Tuesday, September 15, 2009

State of the La Jolla Market

For the first eight months of the year, the high-end La Jolla real estate market seems to be caught in a quagmire. This has been due to these major unknowns: unemployment, uncertainty of the credit restrictions on Jumbo loans, and the number of defaults and foreclosures.

In the past three months, the high-end home inventory in La Jolla has been decreasing as many homeowners perceive a loss in current value and see what the future value could be worth in the next three to five years. Thus, the trend for high-end homeowners in La Jolla has been to take their property off the market and wait for the values to return.

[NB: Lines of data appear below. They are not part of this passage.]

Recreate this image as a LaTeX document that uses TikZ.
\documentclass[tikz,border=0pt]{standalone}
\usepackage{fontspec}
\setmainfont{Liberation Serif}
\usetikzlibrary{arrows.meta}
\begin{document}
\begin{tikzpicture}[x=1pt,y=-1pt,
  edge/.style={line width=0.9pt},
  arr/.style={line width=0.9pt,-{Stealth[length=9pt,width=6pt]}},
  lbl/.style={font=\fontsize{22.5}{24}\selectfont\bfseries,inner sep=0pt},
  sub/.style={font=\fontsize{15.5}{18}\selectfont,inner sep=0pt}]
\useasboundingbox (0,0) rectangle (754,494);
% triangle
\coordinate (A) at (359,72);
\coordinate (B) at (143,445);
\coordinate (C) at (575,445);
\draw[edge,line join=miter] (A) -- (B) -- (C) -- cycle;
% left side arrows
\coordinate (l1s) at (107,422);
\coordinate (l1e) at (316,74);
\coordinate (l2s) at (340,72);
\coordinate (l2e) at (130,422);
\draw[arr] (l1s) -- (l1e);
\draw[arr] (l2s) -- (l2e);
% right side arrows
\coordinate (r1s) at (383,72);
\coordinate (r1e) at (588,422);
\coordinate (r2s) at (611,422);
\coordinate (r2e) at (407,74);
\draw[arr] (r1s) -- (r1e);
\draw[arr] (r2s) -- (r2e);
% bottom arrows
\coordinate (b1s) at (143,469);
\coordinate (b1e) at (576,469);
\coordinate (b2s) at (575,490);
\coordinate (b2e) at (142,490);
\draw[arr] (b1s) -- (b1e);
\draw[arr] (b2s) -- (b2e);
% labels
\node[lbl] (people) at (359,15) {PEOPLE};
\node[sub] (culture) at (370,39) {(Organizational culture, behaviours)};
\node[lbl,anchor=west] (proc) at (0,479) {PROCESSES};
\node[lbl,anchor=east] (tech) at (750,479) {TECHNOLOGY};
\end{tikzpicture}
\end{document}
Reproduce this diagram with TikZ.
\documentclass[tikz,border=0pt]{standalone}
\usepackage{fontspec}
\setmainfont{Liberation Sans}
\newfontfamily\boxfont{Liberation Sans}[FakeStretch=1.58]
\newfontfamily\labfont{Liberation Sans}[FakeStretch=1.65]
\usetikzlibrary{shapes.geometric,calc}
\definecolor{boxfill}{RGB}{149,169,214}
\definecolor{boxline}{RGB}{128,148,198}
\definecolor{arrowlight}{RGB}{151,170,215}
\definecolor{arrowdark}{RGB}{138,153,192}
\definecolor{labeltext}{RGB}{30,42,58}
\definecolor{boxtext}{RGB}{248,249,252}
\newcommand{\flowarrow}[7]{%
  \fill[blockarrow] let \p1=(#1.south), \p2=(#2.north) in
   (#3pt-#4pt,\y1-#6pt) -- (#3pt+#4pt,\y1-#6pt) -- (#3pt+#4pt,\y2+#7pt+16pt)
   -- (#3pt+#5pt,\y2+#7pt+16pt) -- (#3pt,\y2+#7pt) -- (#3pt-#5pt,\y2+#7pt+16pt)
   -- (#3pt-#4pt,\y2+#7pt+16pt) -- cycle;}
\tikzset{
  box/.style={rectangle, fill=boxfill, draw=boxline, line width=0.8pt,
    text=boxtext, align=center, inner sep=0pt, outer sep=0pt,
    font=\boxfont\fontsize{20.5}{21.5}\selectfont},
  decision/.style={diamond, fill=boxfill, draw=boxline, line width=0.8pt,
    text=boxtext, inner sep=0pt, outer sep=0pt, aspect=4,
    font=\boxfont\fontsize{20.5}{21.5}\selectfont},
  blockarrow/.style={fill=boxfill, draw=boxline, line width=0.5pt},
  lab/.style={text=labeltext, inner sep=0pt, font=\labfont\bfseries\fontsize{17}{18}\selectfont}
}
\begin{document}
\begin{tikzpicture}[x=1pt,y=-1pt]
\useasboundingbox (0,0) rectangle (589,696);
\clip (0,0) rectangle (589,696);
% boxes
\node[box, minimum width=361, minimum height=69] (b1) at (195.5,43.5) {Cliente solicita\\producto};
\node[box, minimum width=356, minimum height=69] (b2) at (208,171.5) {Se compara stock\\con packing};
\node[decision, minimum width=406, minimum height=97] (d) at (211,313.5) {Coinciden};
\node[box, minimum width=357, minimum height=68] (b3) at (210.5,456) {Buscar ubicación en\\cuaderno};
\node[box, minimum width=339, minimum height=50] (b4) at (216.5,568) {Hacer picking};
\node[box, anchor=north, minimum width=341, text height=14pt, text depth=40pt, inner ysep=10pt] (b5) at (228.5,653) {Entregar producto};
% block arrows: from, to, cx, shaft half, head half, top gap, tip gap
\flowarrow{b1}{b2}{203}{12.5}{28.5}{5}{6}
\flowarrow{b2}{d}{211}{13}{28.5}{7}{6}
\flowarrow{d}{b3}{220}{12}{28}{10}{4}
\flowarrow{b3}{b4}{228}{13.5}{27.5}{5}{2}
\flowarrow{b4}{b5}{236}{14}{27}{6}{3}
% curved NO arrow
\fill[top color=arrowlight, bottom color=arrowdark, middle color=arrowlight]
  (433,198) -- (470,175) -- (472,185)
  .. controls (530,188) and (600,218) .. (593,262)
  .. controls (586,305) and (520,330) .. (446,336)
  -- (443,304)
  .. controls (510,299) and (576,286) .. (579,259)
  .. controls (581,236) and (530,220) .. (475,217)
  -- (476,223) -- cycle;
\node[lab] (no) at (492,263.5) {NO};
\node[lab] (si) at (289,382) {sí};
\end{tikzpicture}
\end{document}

The good news for the La Jolla high-end market is that this past week, our economy has experienced the return of stated income loans up to $1.5M with 30% down, $100,000 in the bank, and a FICO score of at least 720. If this trend continues, in the next six to twelve months, there will be more stated income loans dispersed for high loan values. However, even as the La Jolla inventory shrinks, there are still some defaults and foreclosures due to the homeowners being over their leverage as their loan mounts exceed the home’s value. That said there is going to be another twelve month or so period for people to purchase properties in default and foreclosed homes. For savvy buyers with cash, this presents great opportunities to purchase luxury homes within the next year at steep discounts without buyers behind them trying to purchase the same property at a discounted price.

However, a year from now, we will start to see the foreclosed and defaulted properties diminish as more and more stated income loans come into play and more homeowners are obtaining loan modifications.

This opportunity only comes around once or twice in a lifetime to purchase luxury foreclosed homes in the La Jolla marketplace.